■ MATERIAL PROVIDED

▼

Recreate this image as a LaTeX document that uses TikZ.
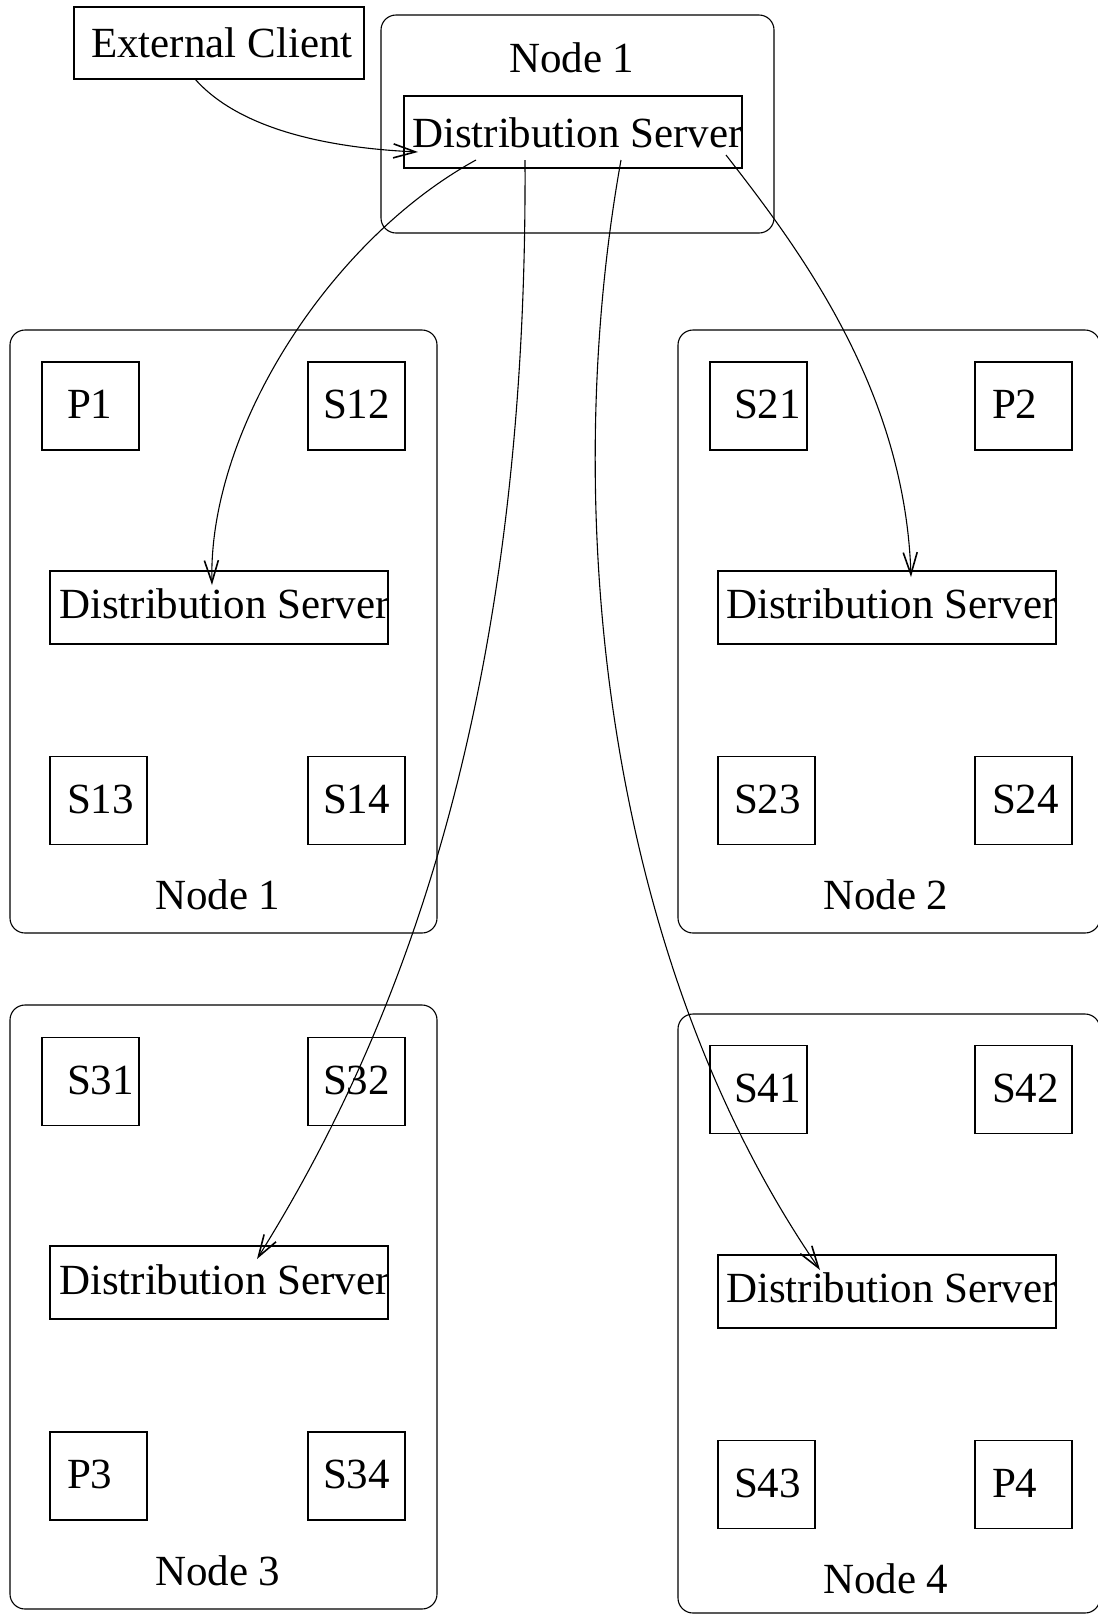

▲
▼

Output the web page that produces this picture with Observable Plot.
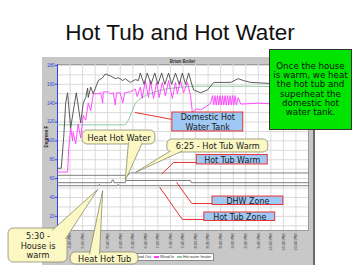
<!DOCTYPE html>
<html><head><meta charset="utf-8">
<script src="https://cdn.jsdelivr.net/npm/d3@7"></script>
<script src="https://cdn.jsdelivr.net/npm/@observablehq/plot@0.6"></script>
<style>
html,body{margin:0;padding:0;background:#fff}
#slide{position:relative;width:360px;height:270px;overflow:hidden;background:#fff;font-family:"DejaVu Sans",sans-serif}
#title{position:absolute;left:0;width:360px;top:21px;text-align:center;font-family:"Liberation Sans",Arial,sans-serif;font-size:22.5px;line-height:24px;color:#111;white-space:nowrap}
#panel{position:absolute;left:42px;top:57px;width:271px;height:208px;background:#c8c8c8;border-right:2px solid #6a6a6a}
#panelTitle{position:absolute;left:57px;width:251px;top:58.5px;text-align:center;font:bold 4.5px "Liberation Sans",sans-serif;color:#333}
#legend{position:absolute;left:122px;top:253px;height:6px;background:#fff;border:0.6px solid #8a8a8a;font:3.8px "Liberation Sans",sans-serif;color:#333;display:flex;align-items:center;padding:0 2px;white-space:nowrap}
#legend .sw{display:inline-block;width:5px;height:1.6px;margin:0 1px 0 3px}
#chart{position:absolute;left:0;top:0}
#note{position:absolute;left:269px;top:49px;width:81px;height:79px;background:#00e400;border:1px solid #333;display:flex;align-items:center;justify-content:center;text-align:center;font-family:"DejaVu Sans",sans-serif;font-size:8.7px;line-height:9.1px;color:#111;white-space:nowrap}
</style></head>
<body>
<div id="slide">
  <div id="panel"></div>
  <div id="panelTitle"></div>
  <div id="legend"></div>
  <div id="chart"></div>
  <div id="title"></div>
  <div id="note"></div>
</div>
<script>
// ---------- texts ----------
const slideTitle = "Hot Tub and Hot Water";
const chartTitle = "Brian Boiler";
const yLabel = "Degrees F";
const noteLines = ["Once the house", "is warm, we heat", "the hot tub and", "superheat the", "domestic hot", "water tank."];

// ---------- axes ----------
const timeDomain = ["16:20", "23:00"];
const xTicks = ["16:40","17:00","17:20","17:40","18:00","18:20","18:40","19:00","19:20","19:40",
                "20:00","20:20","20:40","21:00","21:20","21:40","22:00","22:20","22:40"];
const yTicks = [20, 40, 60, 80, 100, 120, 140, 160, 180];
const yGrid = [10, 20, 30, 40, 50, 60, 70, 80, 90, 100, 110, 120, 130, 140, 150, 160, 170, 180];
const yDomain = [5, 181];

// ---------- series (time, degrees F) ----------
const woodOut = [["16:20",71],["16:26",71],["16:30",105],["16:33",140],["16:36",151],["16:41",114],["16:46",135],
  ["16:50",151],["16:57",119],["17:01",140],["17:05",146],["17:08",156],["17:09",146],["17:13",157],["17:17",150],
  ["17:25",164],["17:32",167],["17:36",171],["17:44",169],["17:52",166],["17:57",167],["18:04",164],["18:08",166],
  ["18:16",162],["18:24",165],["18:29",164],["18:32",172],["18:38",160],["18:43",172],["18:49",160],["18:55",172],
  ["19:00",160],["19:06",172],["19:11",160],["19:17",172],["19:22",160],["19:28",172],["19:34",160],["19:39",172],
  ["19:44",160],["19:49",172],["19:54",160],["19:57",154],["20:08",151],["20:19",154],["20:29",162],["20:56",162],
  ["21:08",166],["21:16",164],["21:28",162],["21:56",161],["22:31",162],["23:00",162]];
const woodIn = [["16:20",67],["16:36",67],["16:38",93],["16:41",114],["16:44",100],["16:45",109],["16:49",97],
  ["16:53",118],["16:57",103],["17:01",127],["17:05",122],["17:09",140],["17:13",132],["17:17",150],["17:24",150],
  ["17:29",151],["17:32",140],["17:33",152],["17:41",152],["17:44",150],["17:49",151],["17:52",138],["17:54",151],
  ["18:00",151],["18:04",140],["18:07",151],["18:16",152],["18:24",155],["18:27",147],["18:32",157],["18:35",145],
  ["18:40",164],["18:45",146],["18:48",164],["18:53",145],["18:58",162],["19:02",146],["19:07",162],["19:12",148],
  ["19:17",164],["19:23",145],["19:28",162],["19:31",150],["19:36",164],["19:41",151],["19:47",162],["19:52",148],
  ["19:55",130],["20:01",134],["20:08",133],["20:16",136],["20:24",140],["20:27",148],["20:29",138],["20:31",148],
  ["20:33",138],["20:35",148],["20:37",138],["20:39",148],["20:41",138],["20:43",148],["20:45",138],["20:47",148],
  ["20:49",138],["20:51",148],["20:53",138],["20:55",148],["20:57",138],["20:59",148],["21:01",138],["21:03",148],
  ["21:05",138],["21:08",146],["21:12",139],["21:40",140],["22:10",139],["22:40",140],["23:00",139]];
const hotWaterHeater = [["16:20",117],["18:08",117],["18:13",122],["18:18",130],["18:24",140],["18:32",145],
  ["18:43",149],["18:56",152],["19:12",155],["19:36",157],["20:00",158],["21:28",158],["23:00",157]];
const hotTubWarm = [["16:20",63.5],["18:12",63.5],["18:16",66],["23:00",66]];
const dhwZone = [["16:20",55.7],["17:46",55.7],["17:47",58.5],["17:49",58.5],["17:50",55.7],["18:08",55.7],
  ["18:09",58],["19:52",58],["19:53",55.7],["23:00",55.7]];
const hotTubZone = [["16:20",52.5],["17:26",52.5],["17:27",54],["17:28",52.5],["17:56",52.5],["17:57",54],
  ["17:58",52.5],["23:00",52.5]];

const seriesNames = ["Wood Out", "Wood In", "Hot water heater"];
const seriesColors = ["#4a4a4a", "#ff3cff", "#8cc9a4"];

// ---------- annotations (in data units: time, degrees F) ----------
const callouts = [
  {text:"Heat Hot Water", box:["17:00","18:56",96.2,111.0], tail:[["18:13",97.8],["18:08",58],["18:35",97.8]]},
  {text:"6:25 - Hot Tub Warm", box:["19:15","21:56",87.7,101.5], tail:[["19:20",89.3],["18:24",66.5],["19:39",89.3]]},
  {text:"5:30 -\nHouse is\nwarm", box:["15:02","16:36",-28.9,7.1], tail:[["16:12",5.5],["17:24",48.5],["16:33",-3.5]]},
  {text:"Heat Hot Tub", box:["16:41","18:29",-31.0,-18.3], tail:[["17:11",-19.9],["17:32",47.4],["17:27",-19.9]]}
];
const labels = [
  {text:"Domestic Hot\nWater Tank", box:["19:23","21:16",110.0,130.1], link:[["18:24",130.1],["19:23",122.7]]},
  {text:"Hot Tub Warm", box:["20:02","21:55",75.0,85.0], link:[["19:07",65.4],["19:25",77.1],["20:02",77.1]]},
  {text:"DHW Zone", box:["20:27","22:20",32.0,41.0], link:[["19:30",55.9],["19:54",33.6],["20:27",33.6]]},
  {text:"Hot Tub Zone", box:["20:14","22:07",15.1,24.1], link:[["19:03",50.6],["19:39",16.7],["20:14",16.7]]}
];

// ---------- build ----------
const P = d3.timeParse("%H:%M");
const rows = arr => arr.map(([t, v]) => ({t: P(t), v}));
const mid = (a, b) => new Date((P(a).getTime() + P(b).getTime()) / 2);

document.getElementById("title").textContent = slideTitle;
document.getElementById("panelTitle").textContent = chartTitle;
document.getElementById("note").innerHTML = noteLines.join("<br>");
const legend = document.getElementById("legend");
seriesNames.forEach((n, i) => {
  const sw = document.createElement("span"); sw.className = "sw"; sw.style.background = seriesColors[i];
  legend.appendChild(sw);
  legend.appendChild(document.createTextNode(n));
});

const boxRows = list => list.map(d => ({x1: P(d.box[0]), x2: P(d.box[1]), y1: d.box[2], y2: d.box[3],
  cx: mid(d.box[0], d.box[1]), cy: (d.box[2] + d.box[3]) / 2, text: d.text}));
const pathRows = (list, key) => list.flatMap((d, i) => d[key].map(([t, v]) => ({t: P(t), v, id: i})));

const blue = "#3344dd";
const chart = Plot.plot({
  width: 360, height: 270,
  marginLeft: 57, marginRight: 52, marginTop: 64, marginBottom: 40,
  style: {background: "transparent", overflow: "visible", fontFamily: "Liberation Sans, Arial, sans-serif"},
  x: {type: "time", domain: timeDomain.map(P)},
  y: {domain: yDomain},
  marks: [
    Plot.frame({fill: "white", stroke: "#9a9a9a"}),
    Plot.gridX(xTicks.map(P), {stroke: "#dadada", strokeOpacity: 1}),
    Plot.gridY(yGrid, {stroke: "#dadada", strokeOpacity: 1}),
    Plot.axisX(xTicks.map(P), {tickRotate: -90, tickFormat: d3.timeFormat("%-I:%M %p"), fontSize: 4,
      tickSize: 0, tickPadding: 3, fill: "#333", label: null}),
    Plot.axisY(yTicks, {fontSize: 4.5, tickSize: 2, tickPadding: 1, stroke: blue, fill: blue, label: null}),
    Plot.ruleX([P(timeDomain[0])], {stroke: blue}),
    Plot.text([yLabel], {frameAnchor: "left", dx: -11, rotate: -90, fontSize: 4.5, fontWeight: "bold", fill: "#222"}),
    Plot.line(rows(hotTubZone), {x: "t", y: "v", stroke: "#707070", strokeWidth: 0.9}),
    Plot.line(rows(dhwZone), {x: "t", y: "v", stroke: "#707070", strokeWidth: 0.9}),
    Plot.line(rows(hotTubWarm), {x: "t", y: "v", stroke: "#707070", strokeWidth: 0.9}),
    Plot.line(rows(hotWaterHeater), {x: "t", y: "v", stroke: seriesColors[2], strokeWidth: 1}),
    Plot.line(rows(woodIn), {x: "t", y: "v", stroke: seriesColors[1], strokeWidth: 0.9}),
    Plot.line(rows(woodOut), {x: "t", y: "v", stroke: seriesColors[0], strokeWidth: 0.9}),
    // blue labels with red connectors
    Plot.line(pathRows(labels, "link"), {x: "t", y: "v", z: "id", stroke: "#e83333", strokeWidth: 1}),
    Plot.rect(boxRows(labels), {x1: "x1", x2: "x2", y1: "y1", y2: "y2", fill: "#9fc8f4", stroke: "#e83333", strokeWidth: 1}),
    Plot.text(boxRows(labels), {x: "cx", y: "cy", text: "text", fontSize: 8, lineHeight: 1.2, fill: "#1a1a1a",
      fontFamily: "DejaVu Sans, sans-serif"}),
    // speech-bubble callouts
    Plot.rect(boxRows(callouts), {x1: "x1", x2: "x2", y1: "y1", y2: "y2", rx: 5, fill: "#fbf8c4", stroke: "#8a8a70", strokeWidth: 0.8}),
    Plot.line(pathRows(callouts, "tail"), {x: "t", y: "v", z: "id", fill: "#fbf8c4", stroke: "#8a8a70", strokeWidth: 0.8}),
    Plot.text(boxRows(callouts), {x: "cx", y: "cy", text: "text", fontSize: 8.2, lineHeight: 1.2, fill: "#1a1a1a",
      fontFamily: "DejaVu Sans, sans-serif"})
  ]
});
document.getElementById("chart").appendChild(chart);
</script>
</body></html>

▲

■ GOAL
Show all lines in the entries above where the string "this" appears.

■ ANSWER FOR THE TASK
Recreate this image as a LaTeX document that uses TikZ.
Output the web page that produces this picture with Observable Plot.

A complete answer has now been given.